I now live in Richmond, Virginia, the capital of the Confederacy. Monument Avenue features statues of Stonewall Jackson, Jefferson Davis, Robert E. Lee, and J.E.B. Stuart. A major highway is the Jefferson Davis Memorial Highway. Schools and roads are named after Confederate heroes. There is a Stonewall Jackson Shrine outside Fredericksburg. There is a large Confederate section of Hollywood Cemetery, and I see the Confederate flag flying all over the place.

Our history is rife with signs that we have not always lived up to our ideals. I am proud of those ideals and, while I am not proud of how we fail to realize them, I am encouraged by every new step we take towards them and I work to advance that march - in my community and within myself. I support the Blacks Lives Matter movement and I support Mr. Kaepernick's right to protest as he chooses.

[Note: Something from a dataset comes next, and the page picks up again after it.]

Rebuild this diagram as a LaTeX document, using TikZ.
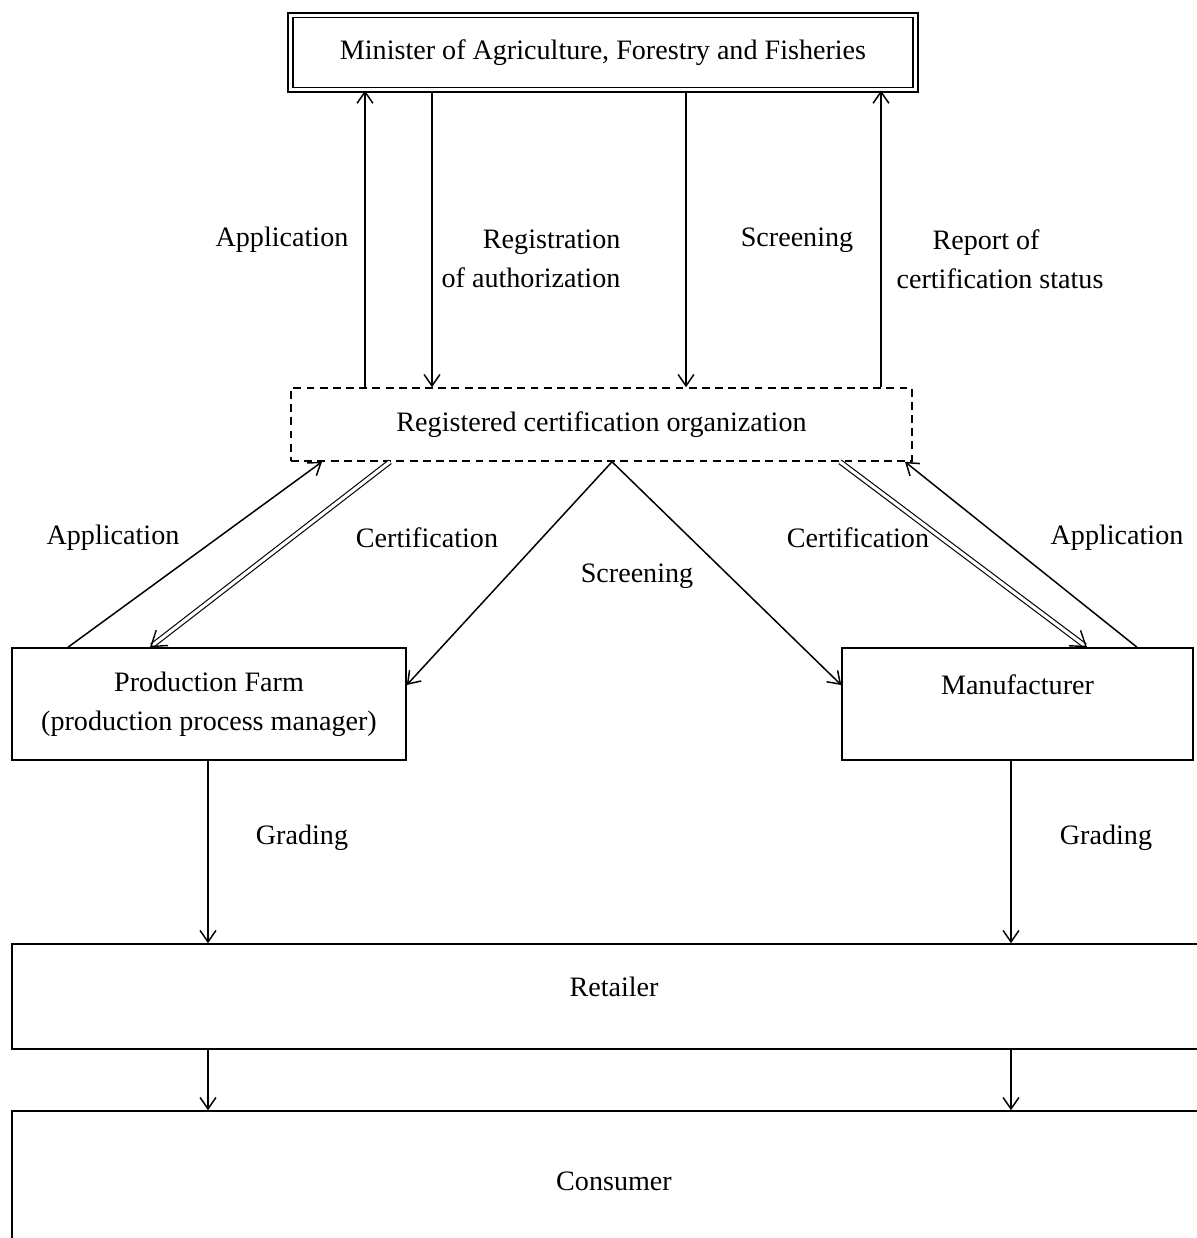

As a member of a religious minority in America, I am quick to recognize people who insist that I show respect for their deeply held beliefs and symbols even as they refuse to show respect for mine. It has sensitized me to the inherent wrong (and irony) of forced worship of the flag and the anthem.

As other veterans have stated, we did not fight for the flag or the anthem but for the rights and freedoms of Americans - including the right to protest by disrespecting the flag and the anthem.
Anonymous said…
I support Mr. Kaepernick's right to protest the national anthem.

I also support the public's right to completely disagree with him, to not watch 49'ers games, and to not buy products from companies that endorse him. I support the public's right to continue to sing our national anthem as a sign of respect for our country and to encourage national unity.

Mr. Kaepernick can decide which is more important to him, the millions of dollars he makes for throwing a ball in the air, or his need to publicly express beliefs inconsistent with the majority of the American public. I don't care very much which he chooses.